Further, the amount of the adjustments proposed by the IRS for the 2010-2015 period overstates by billions of dollars the magnitude of the dispute:
•Amgen believes, based upon the positions advanced by the IRS, that the IRS adjustments for the 2010-2015 period are overstated by approximately $2 billion due to the IRS failure to account for certain income and expenses. Amgen has reported its income and expenses in a consistent manner for many years and the IRS has appropriately accounted for the Company’s income and expenses in all prior audits.
•Any additional tax that could be imposed for the 2010-2015 period would be reduced by up to approximately $3.1 billion of repatriation tax previously accrued with respect to the Company’s Puerto Rico earnings.
•Amgen previously made advance tax deposits to the IRS totaling $1.1 billion for the 2010-2015 period. These deposits would further reduce any additional cash tax that could be imposed.
In addition, Amgen believes the IRS assertion of approximately $2 billion in penalties for the 2013-2015 period is wholly unwarranted. Amgen has applied a consistent transfer pricing methodology since 2002, has documented that transfer pricing methodology as required under relevant tax regulations, and has extensively discussed that methodology with the IRS across multiple tax audits over multiple years. The IRS has never previously proposed transfer pricing penalties.
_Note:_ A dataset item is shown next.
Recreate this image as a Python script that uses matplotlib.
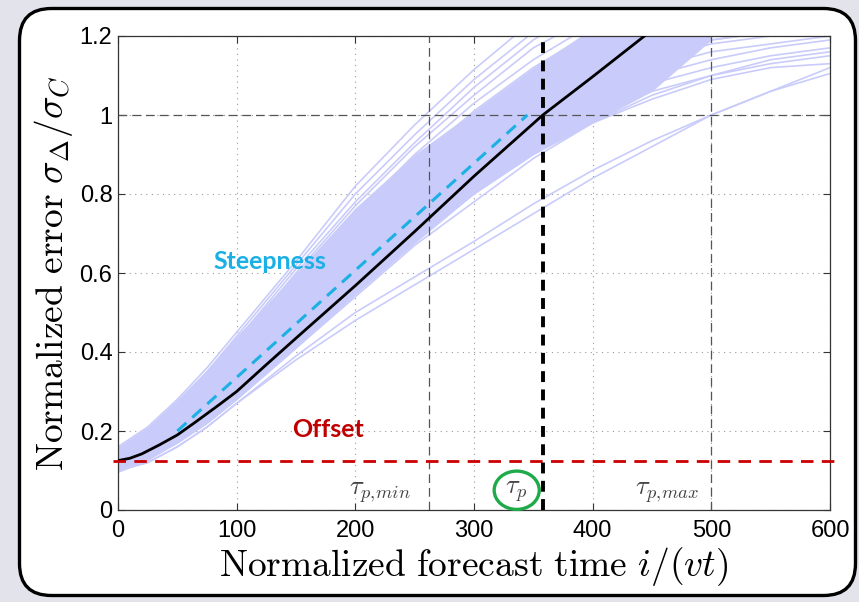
import matplotlib
matplotlib.use("Agg")
import matplotlib.pyplot as plt
from matplotlib.patches import FancyBboxPatch, Ellipse

# forecast time grid (normalized) on which the ensemble curves were read
T = [0, 25, 50, 75, 100, 150, 200, 250, 300, 350, 400, 450, 500, 550, 600]

# mean normalized error (black curve), read on its own finer grid
T_mean = [0, 10, 20, 35, 50, 65, 85, 100, 125, 150, 200, 250, 300, 358, 400, 450]
mean_err = [0.125, 0.131, 0.142, 0.165, 0.19, 0.222, 0.266, 0.30, 0.368, 0.435,
            0.568, 0.705, 0.845, 1.0, 1.097, 1.215]

# dense part of the ensemble
band_hi = [0.16, 0.21, 0.28, 0.355, 0.44, 0.60, 0.765, 0.90, 1.01, 1.12, 1.22, 1.30, 1.30]
band_lo = [0.095, 0.125, 0.17, 0.22, 0.28, 0.41, 0.545, 0.675, 0.80, 0.90, 0.98, 1.06, 1.19]

# individual ensemble members that stand out from the band
runs_fast = [
    [0.16, 0.21, 0.28, 0.36, 0.45, 0.63, 0.82, 0.975, 1.115, 1.24],
    [0.15, 0.20, 0.27, 0.35, 0.44, 0.62, 0.80, 0.95, 1.09, 1.21],
    [0.15, 0.19, 0.26, 0.34, 0.43, 0.61, 0.78, 0.93, 1.07, 1.19, 1.28],
    [0.14, 0.18, 0.25, 0.33, 0.42, 0.60, 0.77, 0.92, 1.05, 1.17, 1.25],
    [0.14, 0.18, 0.24, 0.32, 0.41, 0.58, 0.75, 0.90, 1.03, 1.14, 1.23],
    [0.14, 0.18, 0.24, 0.31, 0.40, 0.57, 0.74, 0.88, 1.01, 1.12, 1.21],
]
runs_mid = [
    [0.13, 0.16, 0.21, 0.27, 0.35, 0.52, 0.69, 0.85, 0.99, 1.10, 1.18, 1.23],
    [0.12, 0.15, 0.20, 0.26, 0.33, 0.49, 0.65, 0.80, 0.94, 1.06, 1.14, 1.19, 1.22],
    [0.12, 0.15, 0.19, 0.25, 0.32, 0.47, 0.63, 0.78, 0.92, 1.03, 1.12, 1.17, 1.20, 1.22],
    [0.11, 0.14, 0.19, 0.24, 0.31, 0.46, 0.61, 0.76, 0.89, 1.00, 1.08, 1.14, 1.18, 1.20, 1.21],
    [0.11, 0.14, 0.18, 0.23, 0.30, 0.45, 0.60, 0.74, 0.87, 0.98, 1.06, 1.12, 1.16, 1.18, 1.20],
    [0.12, 0.14, 0.18, 0.23, 0.29, 0.44, 0.58, 0.72, 0.85, 0.96, 1.04, 1.10, 1.14, 1.17, 1.19],
    [0.10, 0.13, 0.17, 0.22, 0.29, 0.43, 0.57, 0.70, 0.83, 0.94, 1.02, 1.08, 1.12, 1.15, 1.17],
    [0.11, 0.13, 0.17, 0.22, 0.28, 0.42, 0.56, 0.69, 0.81, 0.92, 1.00, 1.06, 1.10, 1.13, 1.15],
    [0.10, 0.13, 0.17, 0.22, 0.28, 0.41, 0.55, 0.68, 0.80, 0.90, 0.98, 1.04, 1.09, 1.12, 1.13],
    [0.12, 0.15, 0.20, 0.25, 0.31, 0.46, 0.62, 0.77, 0.91, 1.02, 1.10, 1.16, 1.19, 1.21],
    [0.11, 0.14, 0.19, 0.24, 0.31, 0.46, 0.61, 0.75, 0.88, 0.99, 1.09, 1.15, 1.19, 1.21],
    [0.10, 0.13, 0.17, 0.22, 0.28, 0.41, 0.54, 0.67, 0.78, 0.89, 0.98, 1.05, 1.10, 1.14, 1.16],
]
runs_slow = [
    [0.10, 0.12, 0.16, 0.21, 0.27, 0.39, 0.50, 0.59, 0.68, 0.775, 0.86, 0.935, 1.00, 1.06, 1.12],
    [0.10, 0.12, 0.16, 0.21, 0.27, 0.38, 0.48, 0.57, 0.66, 0.75, 0.84, 0.92, 1.00, 1.06, 1.105],
]

# steepness fit (end points of the dashed cyan segment)
steep_t = [50, 345]
steep_err = [0.2, 1.0]

offset = 0.125
tau_min, tau_p, tau_max = 262, 358, 500

xticks = [0, 100, 200, 300, 400, 500, 600]
yticks = [0, 0.2, 0.4, 0.6, 0.8, 1.0, 1.2]
ytick_labels = ["0", "0.2", "0.4", "0.6", "0.8", "1", "1.2"]

plt.rcParams["mathtext.fontset"] = "cm"

W, H = 859, 602
fig = plt.figure(figsize=(W / 100, H / 100), dpi=100)
fig.patch.set_facecolor("#e3e3eb")

frame = FancyBboxPatch((19.5, 6.5), 836, 587, boxstyle="round,pad=0,rounding_size=32",
                       transform=None, facecolor="white", edgecolor="black", linewidth=2.4,
                       zorder=-5)
fig.add_artist(frame)

ax = fig.add_axes([118 / W, 1 - 510 / H, 712 / W, 474 / H])
ax.set_facecolor("none")

lav = "#c9ccfa"
ax.fill_between(T[:len(band_hi)], band_lo, band_hi, color=lav, linewidth=0, zorder=2)
for run in runs_fast + runs_mid + runs_slow:
    ax.plot(T[:len(run)], run, color=lav, linewidth=1.2, zorder=2)

ax.plot(steep_t, steep_err, color="#1cb0e4", linewidth=2.2, dashes=(4, 2.6), zorder=4)
ax.plot(T_mean, mean_err, color="black", linewidth=2.0, zorder=5)

ax.plot([-4, 604], [offset, offset], color="#cc0000", linewidth=2.0, dashes=(4.5, 3),
        clip_on=False, zorder=6)

for t in (tau_min, tau_max):
    ax.axvline(t, color="#555555", linewidth=0.9, dashes=(7, 4), zorder=3)
ax.axvline(tau_p, color="black", linewidth=2.8, dashes=(2.8, 1.9), zorder=6)
ax.axhline(1.0, color="#555555", linewidth=0.9, dashes=(7, 4), zorder=3)

ax.set_xlim(0, 600)
ax.set_ylim(0, 1.2)
ax.set_xticks(xticks)
ax.set_yticks(yticks)
ax.set_yticklabels(ytick_labels)
ax.grid(True, linestyle=(0, (1, 4)), color="#9a9a9a", linewidth=0.8, zorder=1)
ax.set_axisbelow(True)
ax.tick_params(direction="in", top=True, right=True, length=5, width=0.8, color="#333333")
ax.tick_params(axis="x", pad=7)
ax.tick_params(axis="y", pad=4)
for lab in ax.get_xticklabels() + ax.get_yticklabels():
    lab.set_fontfamily("Liberation Sans")
    lab.set_fontsize(17)
for s in ax.spines.values():
    s.set_color("#333333")
    s.set_linewidth(0.9)

ax.set_xlabel(r"$\mathrm{Normalized\ forecast\ time}\ i/(vt)$", fontsize=27, labelpad=2)
ax.set_ylabel(r"$\mathrm{Normalized\ error}\ \sigma_\Delta/\sigma_C$", fontsize=27, labelpad=3)

ax.text(128, 0.628, "Steepness", color="#1ab0e6", fontsize=18, fontweight="bold",
        family="Lato", ha="center", va="center", zorder=7)
ax.text(177, 0.203, "Offset", color="#c00000", fontsize=18, fontweight="bold",
        family="Lato", ha="center", va="center", zorder=7)

ax.text(221, 0.046, r"$\tau_{p,\!min}$", color="#444444", fontsize=19, ha="center", va="center")
ax.text(336, 0.048, r"$\tau_p$", color="#444444", fontsize=19, ha="center", va="center")
ax.text(463, 0.046, r"$\tau_{p,\!max}$", color="#444444", fontsize=19, ha="center", va="center")
ax.add_patch(Ellipse((336, 0.05), 38, 0.097, fill=False, edgecolor="#1faa4a",
                     linewidth=2.4, clip_on=False, zorder=7))

fig.savefig("out.png", dpi=100, facecolor=fig.get_facecolor())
Amgen believes that the Company has appropriate tax reserves. The Company filed a petition in the U.S. Tax Court in July 2021 to contest the adjustments previously proposed for the 2010-2012 period and plans to file another petition in the U.S. Tax Court to contest the adjustments proposed in the notice for the 2013-2015 period. Amgen will seek consolidation of the two periods into one case in Tax Court. The dispute is expected to take several years to resolve.
The IRS is currently auditing the 2016-2018 period. Amgen expects the audit to continue for several years, and it is possible the 2010-2015 dispute will be resolved before the conclusion of the 2016-2018 audit and administrative appeals process. Any transfer pricing adjustments the IRS may propose for this period will be lessened by the change in tax rates resulting from the 2017 tax reform law, which reduced the difference between the tax rates applicable in the U.S. and Puerto Rico by approximately two thirds beginning in 2018.